* Data provided *
□ □ □

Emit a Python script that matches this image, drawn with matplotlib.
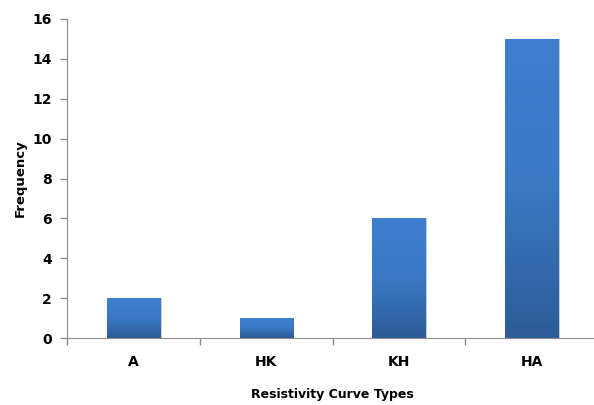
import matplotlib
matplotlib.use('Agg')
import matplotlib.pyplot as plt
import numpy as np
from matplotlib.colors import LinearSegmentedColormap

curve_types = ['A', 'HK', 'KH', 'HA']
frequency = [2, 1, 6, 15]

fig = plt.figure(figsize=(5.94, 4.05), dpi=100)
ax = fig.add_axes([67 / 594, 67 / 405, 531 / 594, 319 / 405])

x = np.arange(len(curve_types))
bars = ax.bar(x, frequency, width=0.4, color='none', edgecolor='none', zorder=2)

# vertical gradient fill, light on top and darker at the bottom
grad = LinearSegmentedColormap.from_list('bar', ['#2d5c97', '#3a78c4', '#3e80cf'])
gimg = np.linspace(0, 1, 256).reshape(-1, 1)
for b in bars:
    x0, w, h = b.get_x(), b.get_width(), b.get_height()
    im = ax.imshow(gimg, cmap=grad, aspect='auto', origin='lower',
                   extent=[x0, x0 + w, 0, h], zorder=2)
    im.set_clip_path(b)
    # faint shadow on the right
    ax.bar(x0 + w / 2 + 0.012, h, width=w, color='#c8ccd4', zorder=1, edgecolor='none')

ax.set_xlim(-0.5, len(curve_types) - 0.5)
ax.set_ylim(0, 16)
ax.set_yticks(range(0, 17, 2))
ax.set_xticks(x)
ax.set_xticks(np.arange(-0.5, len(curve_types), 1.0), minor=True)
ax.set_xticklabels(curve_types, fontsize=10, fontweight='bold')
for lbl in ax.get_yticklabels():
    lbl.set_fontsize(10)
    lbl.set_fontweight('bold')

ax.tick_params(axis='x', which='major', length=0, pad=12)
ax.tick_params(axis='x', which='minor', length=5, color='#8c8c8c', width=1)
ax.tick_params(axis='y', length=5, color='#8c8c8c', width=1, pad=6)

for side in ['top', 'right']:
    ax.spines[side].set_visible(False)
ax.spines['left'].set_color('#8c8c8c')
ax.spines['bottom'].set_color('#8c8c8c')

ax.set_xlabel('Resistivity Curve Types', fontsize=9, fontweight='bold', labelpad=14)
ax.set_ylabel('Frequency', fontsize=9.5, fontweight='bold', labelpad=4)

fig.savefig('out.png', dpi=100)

□ □ □

* Task brief *
Skip every picture and return the lines above from the top through the one that contains "color='none', edgecolor='none', zorder=2)".

* The result *
Emit a Python script that matches this image, drawn with matplotlib.
import matplotlib
matplotlib.use('Agg')
import matplotlib.pyplot as plt
import numpy as np
from matplotlib.colors import LinearSegmentedColormap

curve_types = ['A', 'HK', 'KH', 'HA']
frequency = [2, 1, 6, 15]

fig = plt.figure(figsize=(5.94, 4.05), dpi=100)
ax = fig.add_axes([67 / 594, 67 / 405, 531 / 594, 319 / 405])

x = np.arange(len(curve_types))
bars = ax.bar(x, frequency, width=0.4, color='none', edgecolor='none', zorder=2)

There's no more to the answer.